Un pas déterminant dans le règlement des réclamations à la suite de la tragédie de Lac-Mégantic sera franchi aujourd'hui. Le syndic qui représente la Montreal, Maine & Atlantic, ses assureurs, les manufacturiers de wagons-citernes et Irving Oil dépose sur la table sa proposition de règlement, le «plan d'arrangement avec les créanciers», pour un total d'environ 283 millions.

Selon les informations obtenues par La Presse, les survivants des 47 victimes se partageront 24% de cette somme qui sera soumise par Richter, le syndic de faillite de MM&A, qui représente les entreprises poursuivies. Richter rend public aujourd'hui un «état des lieux», le portrait d'ensemble des indemnités qu'il a pu négocier jusqu'ici auprès des mis en cause, soit toutes les entreprises poursuivies impliquées dans le transport du pétrole brut à Lac-Mégantic.

Dans un premier temps, le syndic avait récolté 208 millions; Irving, propriétaire du pétrole transporté à Lac-Mégantic, a ajouté depuis 75 millions. D'ici deux semaines, le syndic devra se présenter en cour pour demander au juge la tenue d'une assemblée des créanciers, qui devrait avoir lieu vers la mi-mai. Cette proposition est le fruit de semaines de négociations entre avocats; elle pourrait être contestée, mais elle devrait passer le test.

En coulisses, on indique que les proches des victimes seront indemnisées en fonction d'une grille d'évaluation qui soupèsera de nombreux facteurs allant de la proximité filiale jusqu'à l'espérance de vie.

Jusqu'à 5 millions

Ainsi, les indemnités aux survivants oscilleront entre 500 000 $ - par exemple, une dame très âgée a perdu un fils dans la soixantaine - jusqu'à 5 millions. Rappelons qu'un entrepreneur local, Raymond Lafontaine, a perdu dans la tragédie son fils et ses deux brus; de jeunes enfants se retrouvaient sans parents. Plusieurs dizaines de personnes se qualifieront pour une indemnité, mais à des degrés très divers, selon la proximité du défunt avec le survivant. Un des avocats au dossier évoque environ 200 personnes à indemniser, un chiffre bien approximatif, convient-on.

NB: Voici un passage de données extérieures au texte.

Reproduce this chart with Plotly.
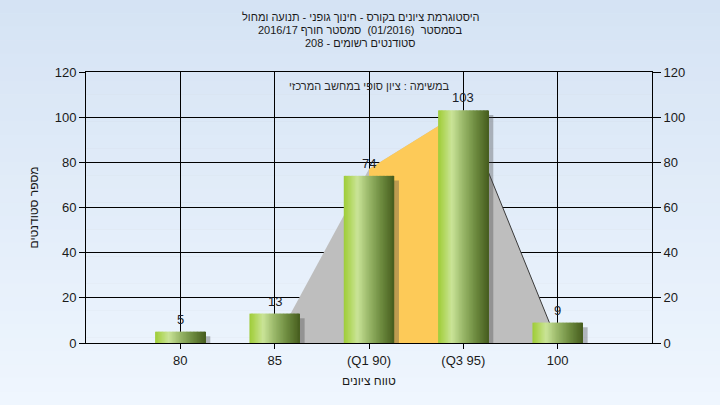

Selon les estimations de Québec, la facture totale liée à la catastrophe du 6 juillet 2013 pourrait atteindre théoriquement 845 millions, la «réclamation optimale», mais on sait que le règlement se situera bien en dessous. Le groupe des victimes s'était fait représenter par des avocats américains - aux États-Unis, dans certains États, comme l'Illinois, ce genre de réclamation n'a pas de plafond, alors qu'au Canada, la jurisprudence laisse prévoir des indemnités bien moins importantes pour des morts.

Cette proposition de règlement devra être soumise au vote des créanciers, dans une réunion prévue pour la mi-mai. Pour obtenir le feu vert, l'entente devra avoir l'aval d'une majorité de créanciers, mais ceux-ci doivent représenter les deux tiers de la créance.

Une autre portion de 21% doit aller aux «autres sinistrés» qui ont perdu des immeubles à cause du sinistre. Aussi, 12% de la somme servira à compenser des dommages à la propriété, et 7,8% à dédommager les résidants qui auraient subi des «dommages moraux» dans la foulée des évacuations.

Le gouvernement du Québec devrait récupérer 48 % de la somme mise sur la table par le syndic - la part du lion, l'ensemble des gouvernements, Québec, Ottawa et la municipalité, obtient 52%. Déjà, Québec avait encaissé 25 millions d'une compagnie d'assurance - une somme qu'il a déjà promis de retourner aux sinistrés. Essentiellement, c'est le gouvernement provincial qui a payé les factures pour la décontamination et les mesures d'urgence au moment du sinistre.